The week before we started the Superhero theme, I noticed the kiddos playing a catching game during recess and really struggling with getting the ball to go where they wanted it to. I decided to add this gross motor activity to our plan. I found a Dollar Tree hula hoop in my boss’s office, made a web with some masking tape, and put some pom poms in a bowl. We worked together to find the “sweet spot”, the best place to stand to get the good results. Once we figured that out, this activity gave the kids a great opportunity to practice taking turns and ordinal numbers.
This was a fun art activity that kept us pretending beyond the three-week unit. One of the kiddos has brought his cape and mask back to wear during recess a few times since this unit wrapped up. I raided Mr. Tinker’s closet for old t-shirts (and got a few pink ones by request from the Dollar Tree) and followed this super-simple no-sew tutorial. The kiddos put their letter on their cape using fabric glue and glitter foam (both from the Dollar Tree). I pre-cut the letters in Handwriting Without Tears style and cut whatever emblem they wanted (a few lightening bolts, a few kitties, a few Batmen, and one star). They glued on gems and added glitter glue. Hours of Superhero fun at recess ensued! We even had some Superhero learning going on in the classroom. This was one of the kids’ favorite activities of the unit.
Superhero Registration Cards
This was another activity that got us into Pretend Play Mode. The kids liked looking at what their friends’ registration cards looked like and then getting to secretly have the superpowers their alter-ego listed.
This letter recognition activity was a winner and we got loads of practice at ways to take turns and asking to share the more desirable superheroes (which I borrowed from The Tiny Human’s stash). The kiddos stamped letters into the playdough, named the letter, and then smashed it with their superhero. For the younger group, I provided the initial letters of their names and two letters we’d talked about before. For the older kiddos, I provided all the initial letters and five additional letters.
Web Shooter Math Game*
This was, by far, the favorite activity of the entire unit. It was so popular that the parents brought in more silly string because their kids wouldn’t stop talking about the game. I scavenged two clear plastic storage totes and taped numerals to the bottom (from the outside) using clear tape. For the younger crew of superheroes, I did numbers 1-5 and the cards in the bowl were simple matching of numerals with dot sets for counting. For the older superheroes, I did numerals 5-10 and their cards were only dot sets. The drew a card from the bowl, took their mark, and sprayed it with the corresponding numeral in the box with their web shooter. Everyone got one can of silly string and when theirs was gone, they were done with the game so no one went too overboard with things. The bins allowed us to keep things pretty well contained.
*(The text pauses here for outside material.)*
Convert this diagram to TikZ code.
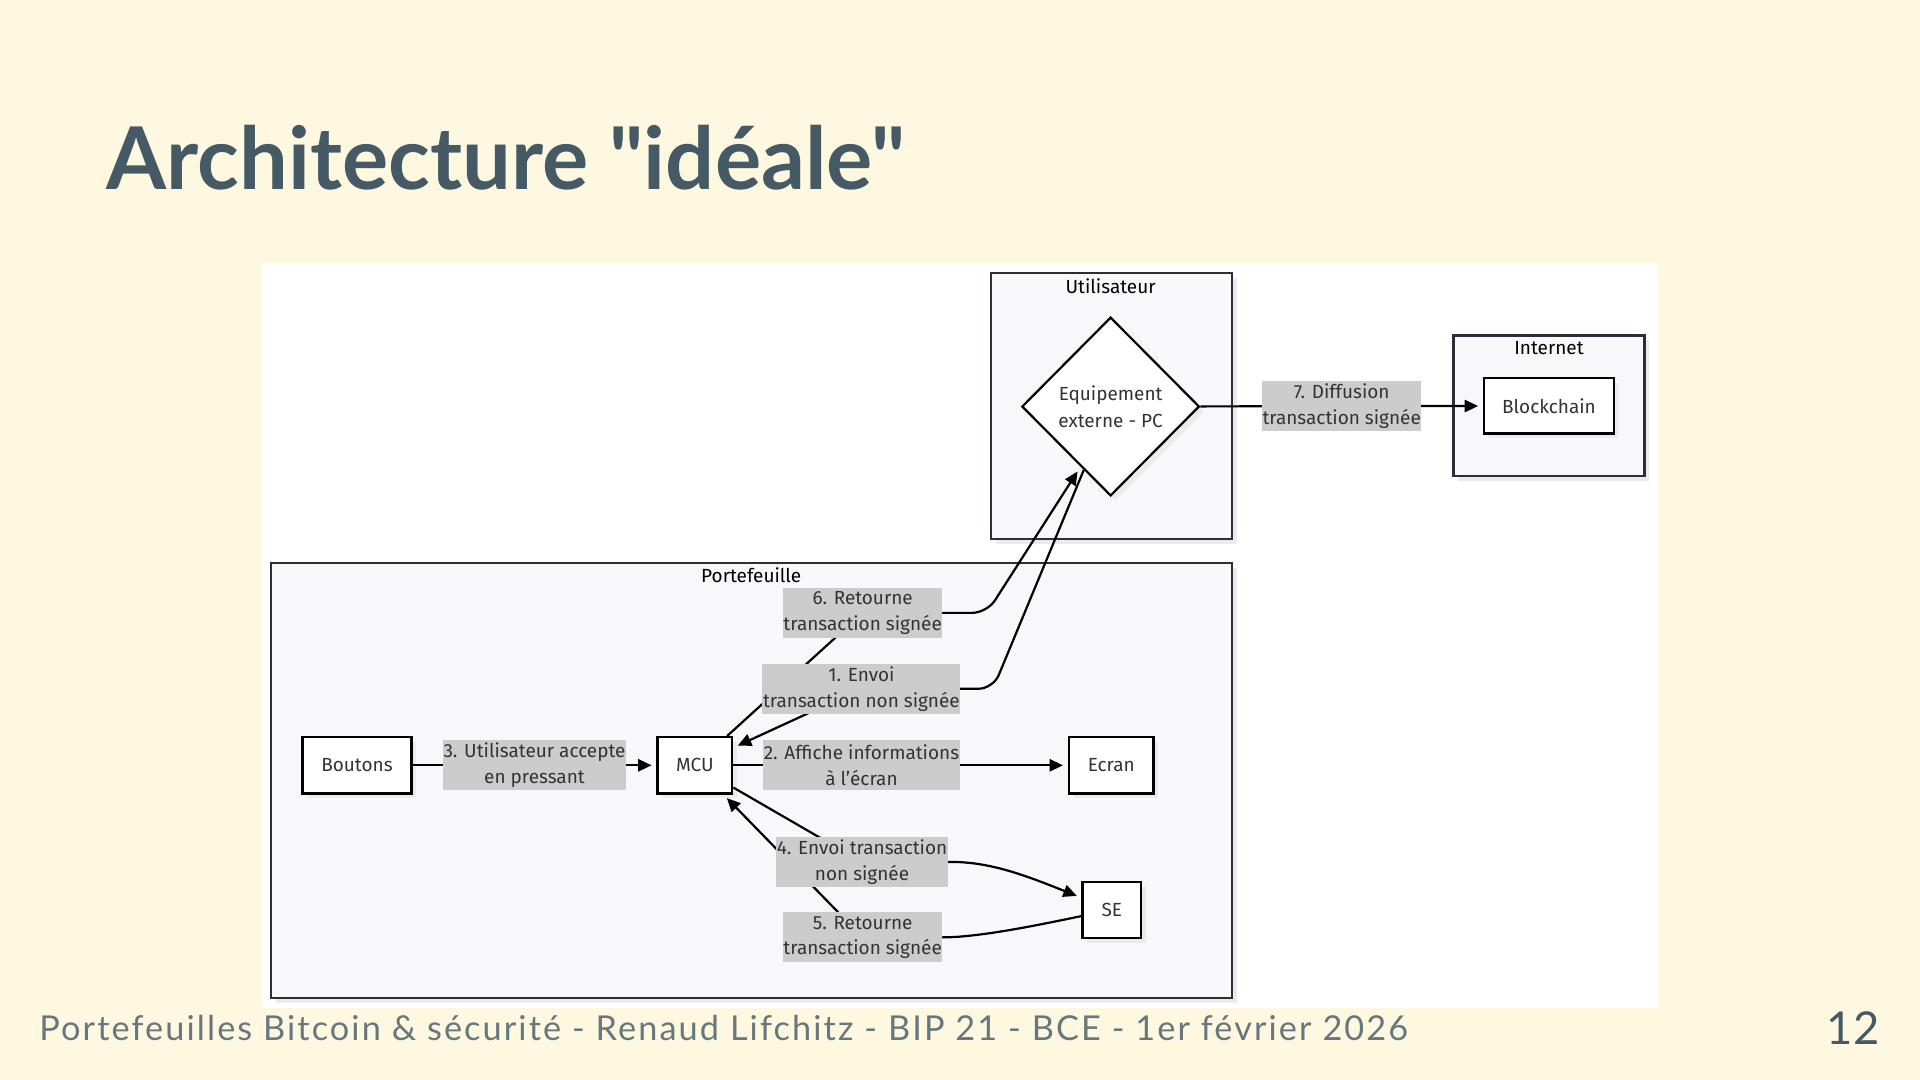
\documentclass[tikz,border=0pt]{standalone}
\usepackage{fontspec}
\setmainfont{Fira Sans}
\newfontfamily\latofont{Lato}
\newfontfamily\latofoot{Lato}[LetterSpace=6.1]
\usetikzlibrary{arrows.meta,shapes.geometric,shadows}

\definecolor{slidebg}{HTML}{FFF8E1}
\definecolor{titlegray}{HTML}{455A64}
\definecolor{footgray}{HTML}{66777D}
\definecolor{clusterbg}{HTML}{F8F8FA}
\definecolor{clusterline}{HTML}{2E2E38}
\definecolor{labelbg}{HTML}{CCCCCC}
\definecolor{labeltext}{HTML}{333333}

\tikzset{
  shade box/.style={drop shadow={shadow xshift=4pt, shadow yshift=-4pt, fill=black!8, opacity=1}},
  box/.style={draw=black, line width=1.8pt, fill=white, minimum height=46pt, inner sep=0pt,
    font=\fontsize{15.5}{21}\selectfont, text=labeltext, shade box},
  cluster/.style={draw=clusterline, line width=1.8pt, fill=clusterbg, inner sep=0pt, shade box},
  clustertitle/.style={font=\fontsize{15.5}{21}\selectfont, text=black, inner sep=0pt},
  lbl/.style={fill=labelbg, text=labeltext, font=\fontsize{15.5}{21}\selectfont, align=center,
    inner xsep=0.5pt, inner ysep=0pt, minimum height=41pt},
  edge/.style={line width=1.8pt, -{Triangle[length=11pt,width=10pt]}}
}

\begin{document}
\begin{tikzpicture}[x=1pt,y=-1pt]
\fill[slidebg] (0,0) rectangle (1568,882);
\useasboundingbox (0,0) rectangle (1568,882);
\fill[white] (214,215) rectangle (1353,823);

% slide title and footer
\node[anchor=base west, inner sep=0pt, text=titlegray,
  font=\latofont\bfseries\fontsize{70.7}{86}\selectfont] (title) at (87,155) {Architecture "idéale"};
\node[anchor=base west, inner sep=0pt, text=footgray,
  font=\latofoot\fontsize{28}{34}\selectfont] (footer) at (32,850)
  {Portefeuilles Bitcoin \& sécurité - Renaud Lifchitz - BIP 21 - BCE - 1er février 2026};
\node[anchor=base east, inner sep=0pt, text=titlegray,
  font=\latofont\fontsize{37}{44}\selectfont] (pagenum) at (1535,853) {12};

% groups
\node[cluster, minimum width=197pt, minimum height=217pt] (user) at (907.5,331.5) {};
\node[cluster, minimum width=156pt, minimum height=115pt] (inet) at (1265,331.5) {};
\node[cluster, minimum width=785pt, minimum height=355pt] (wallet) at (613.5,637.5) {};
\node[clustertitle] (usertitle) at (907,234) {Utilisateur};
\node[clustertitle] (inettitle) at (1265,284) {Internet};
\node[clustertitle] (wallettitle) at (613.5,470) {Portefeuille};

% components
\node[box, diamond, minimum width=145pt, minimum height=146pt, align=center,
  font=\fontsize{15.5}{22}\selectfont] (dev) at (907,332) {Equipement\\externe - PC};
\node[box, minimum width=106pt, minimum height=45pt] (bc) at (1265,331.5) {Blockchain};
\node[box, minimum width=89pt] (btn) at (291.5,625) {Boutons};
\node[box, minimum width=61pt] (mcu) at (567.5,625) {MCU};
\node[box, minimum width=69pt] (ecran) at (907.5,625) {Ecran};
\node[box, minimum width=48pt] (se) at (908,743) {SE};

% bends and label spots
\coordinate (d1) at (885,384);
\coordinate (d6) at (880,385);
\coordinate (k1) at (811,562.5);
\coordinate (k6) at (806,500.5);
\coordinate (k4) at (774,704);
\coordinate (k5) at (770,765.5);
\coordinate (l1) at (703.5,562.5);
\coordinate (l4) at (704,704);
\coordinate (l5) at (704.5,765.5);
\coordinate (l6) at (704.5,500.5);

% flows
\draw[edge, shorten >=4pt] (btn) -- node[lbl] (lab3) {3. Utilisateur accepte\\en pressant} (mcu);
\draw[edge, shorten >=4pt] (mcu) -- node[lbl, pos=0.383] (lab2) {2. Affiche informations\\à l'écran} (ecran);
\draw[edge, shorten >=4pt] (dev) -- node[lbl] (lab7) {7. Diffusion\\transaction signée} (bc);
\draw[edge, shorten >=4pt, rounded corners=12pt] (d1) -- (k1) -- (l1) -- (mcu);
\draw[edge, rounded corners=12pt] (mcu) -- (l6) -- (k6) -- (d6);
\draw[edge, shorten >=4pt] (mcu) -- (l4) -- (k4) .. controls (808,703) and (840,716) .. (se);
\draw[edge, shorten >=4pt] (se) .. controls (850,755) and (800,765.5) .. (k5) -- (l5) -- (mcu);

\node[lbl] (lab1) at (l1) {1. Envoi\\transaction non signée};
\node[lbl] (lab6) at (l6) {6. Retourne\\transaction signée};
\node[lbl] (lab4) at (l4) {4. Envoi transaction\\non signée};
\node[lbl] (lab5) at (l5) {5. Retourne\\transaction signée};
\end{tikzpicture}
\end{document}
The kids decided to collect all of the used silly string and take it to the table on trays to continue playing with it. They turned it into a sensory experience first and then one of our superheroes decided to bring the basket of scissors over and it became a cutting activity.
Superhero vs. Supervillain Venn Diagram
After reading a few of our library books about superheroes, we made a Venn Diagram to compare and contrast heroes and villains. The kids had some great answers and this was a nice oral language activity that allowed me to introduce Venn Diagrams.
Superheroes in Action Class Book*
Here are some pages from our class book, Superheroes in Action! The students each made a movable superhero using this template. Then, they dictated an action that superheroes can do and we put their hero into the book. The book was then added to our bookshelf. It’s a predictable reader (“They can…”), so even the younger kids can read it.
We did this in honor of Iron Man and it was fun, but incredibly messy. I followed the directions and used the recommended materials with each group and neither batch really turned out as expected. This was certainly the activity that I was the most excited about going into the unit and the one that I was most disappointed by. I wonder what other people’s experiences are with this activity…
*After introducing these activities at Circle Time, they are put out on the shelf for students to use during Exploration Stations. I also pull them back out at the end of the day when we’re waiting for families since they’re easy to clean up. Using them at the end of the day also gives parents the opportunity to see what the kiddos have been doing and the students are always excited to show their family members what they’ve been working on.
Disclaimer: As you can see, not all of the activities listed on the planning map appear in the pictures. Our classroom is very child-centered and there are days when the kids get so wrapped up in creating things at the Creation Station, coloring pictures, or playing in the dramatic play area that I don’t put out a new activity. I let them explore the areas that they’ve chosen and really focus on the social development and play that is the most serious work of preschool.